Students involved in CSUnity this year will meet on April 12 to enjoy breakfast as the leaders of the event present a brief orientation to their project. From there, each group is assigned a project and is sent out to the site where they will be volunteering.
After a day of hard work, they return to campus at 4 p.m., gathering for one more discussion about service before heading home.
Camille Howells, the volunteer and community programs coordinator for CSUnity, said she has watched the program grow since she began work at SLiCE.
Strong student initiative from the SLiCE office brought life to CSUnity, and the program has now grown into a collaborative effort with both the alumni of CSU and Greek Life on campus, Howell said.
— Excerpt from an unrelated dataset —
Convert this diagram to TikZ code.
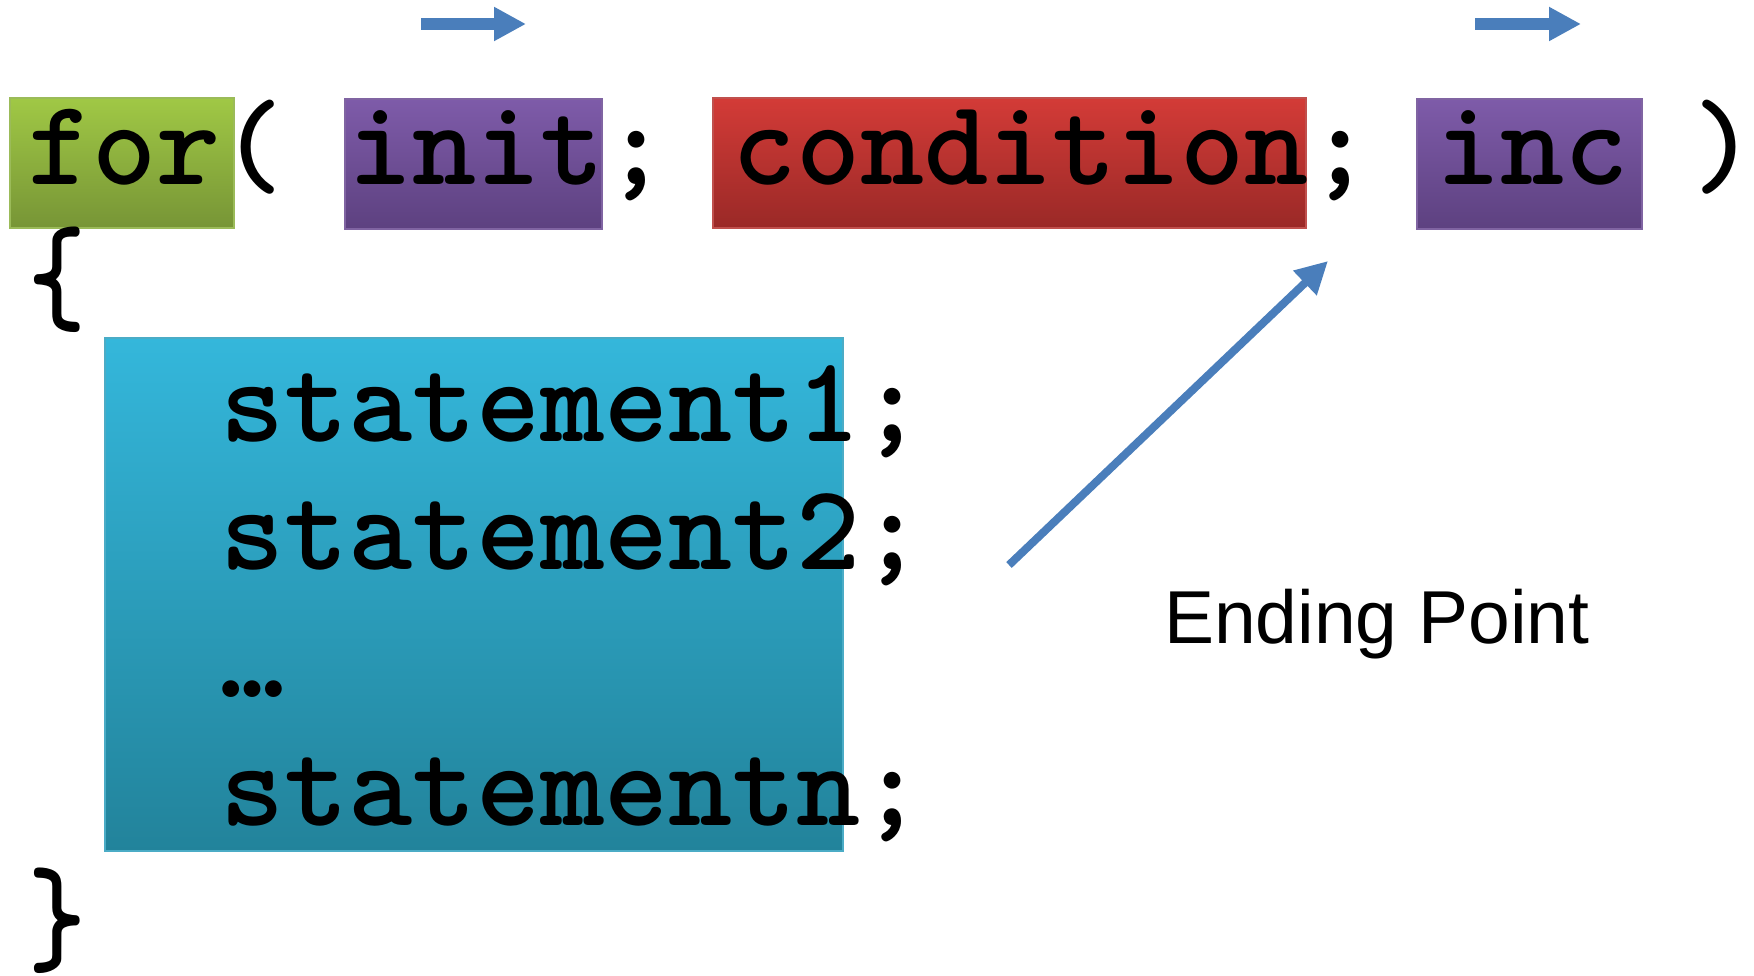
\documentclass[tikz,border=0pt]{standalone}
\usepackage{fontspec}
\newfontfamily\arialfont{Liberation Sans}
\usetikzlibrary{arrows.meta}
\definecolor{grtop}{HTML}{A0C845}
\definecolor{grbot}{HTML}{779536}
\definecolor{grline}{HTML}{9BBB59}
\definecolor{putop}{HTML}{7E5BA9}
\definecolor{pubot}{HTML}{5D4180}
\definecolor{puline}{HTML}{8064A2}
\definecolor{retop}{HTML}{D33B37}
\definecolor{rebot}{HTML}{9A2927}
\definecolor{reline}{HTML}{C0504D}
\definecolor{bltop}{HTML}{34B7DB}
\definecolor{blbot}{HTML}{22839B}
\definecolor{blline}{HTML}{4BACC6}
\definecolor{arrowblue}{HTML}{4A7EBB}
\tikzset{
  codetext/.style={inner sep=0pt, outer sep=0pt, anchor=base west,
    font=\ttfamily\bfseries\fontsize{122pt}{128pt}\selectfont},
  panel/.style={rectangle, inner sep=0pt, anchor=north west, line width=2pt},
  greenpanel/.style={panel, draw=grline, top color=grtop, bottom color=grbot},
  purplepanel/.style={panel, draw=puline, top color=putop, bottom color=pubot},
  redpanel/.style={panel, draw=reline, top color=retop, bottom color=rebot},
  bluepanel/.style={panel, draw=blline, top color=bltop, bottom color=blbot},
  blockarrow/.style={draw=arrowblue, line width=12pt, -{Triangle[length=32pt,width=32pt]}},
  thinarrow/.style={draw=arrowblue, line width=8pt, -{Triangle[length=32pt,width=32pt]}},
  labeltext/.style={inner sep=0pt, anchor=base west, font=\arialfont\fontsize{75pt}{90pt}\selectfont}
}
\begin{document}
\begin{tikzpicture}[x=1pt,y=-1pt]
\useasboundingbox (0,0) rectangle (1754,976);
% coloured panels
\node[greenpanel, minimum width=224pt, minimum height=130pt] (forbox) at (9,97) {};
\node[purplepanel, minimum width=257pt, minimum height=130pt] (initbox) at (344,98) {};
\node[redpanel, minimum width=593pt, minimum height=130pt] (condbox) at (712,97) {};
\node[purplepanel, minimum width=225pt, minimum height=130pt] (incbox) at (1416,98) {};
\node[bluepanel, minimum width=738pt, minimum height=513pt] (bodybox) at (104,337) {};
% code text
\node[codetext] (tfor) at (28,185) {for};
\node[codetext] (lpar) at (220,185) {(};
\node[codetext] (tinit) at (348,185) {init};
\node[codetext] (semione) at (604,185) {;};
\node[codetext] (tcond) at (732,185) {condition};
\node[codetext] (semitwo) at (1308,185) {;};
\node[codetext] (tinc) at (1436,185) {inc};
\node[codetext] (rpar) at (1692,185) {)};
\node[codetext] (lbrace) at (28,322) {\scalebox{0.9}[1.12]{\{}};
\node[codetext] (sone) at (220,441) {statement1;};
\node[codetext] (stwo) at (220,569) {statement2;};
\node[codetext] (sdots) at (220,697) {…};
\node[codetext] (sn) at (220,825) {statementn;};
\node[codetext] (rbrace) at (28,962) {\scalebox{0.9}[1.12]{\}}};
% label
\node[labeltext] (endlabel) at (1164,643) {Ending Point};
% arrows
\coordinate (aones) at (421,24);
\coordinate (aonee) at (526,24);
\coordinate (atwos) at (1475,24);
\coordinate (atwoe) at (1581,24);
\coordinate (dstart) at (1009,565);
\coordinate (dend) at (1328,261);
\draw[blockarrow] (aones) -- (aonee);
\draw[blockarrow] (atwos) -- (atwoe);
\draw[thinarrow] (dstart) -- (dend);
\end{tikzpicture}
\end{document}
Projects range from park clean-ups, work at animal sanctuaries and food banks, the Northern Colorado AIDS Project and special needs events, with numerous public and private organizations allowing students a chance to volunteer.
CSUnity also offers a unique opportunity in volunteer work: working with the elderly or disabled in Fort Collins to help them with things like yard work and manual labor that normally wouldn’t be possible for them.
Dan Sheehan, the CSUnity special events coordinator, has spent the past few months recruiting agencies and community members for the event and advertising around campus to attract student attention.
“We advertise that we’ll do all the projects that come our way,” Sheehan said. “Now it’s up to us to get the word out to the students.”
Howells expects 1,500 students to participate this year, citing 1,100 students already signed up and 120 projects registered for the event.
The alumni connection has also grown in numbers this year, Howells said, as volunteers from Austin, Texas; Fortworth, Texas; Dallas, Texas; Denver and Washington D.C. signed up for a day of volunteer work in their area.
To those who volunteer, CSUnity is a day of service and social interaction.
“Service is a personal thing, a motivation to help,” Blumberg said. “CSUnity is a great way to change our reputation as college students and change the lives of those we’re helping.
“For me, the most rewarding part of service is that smile at the end of the day.”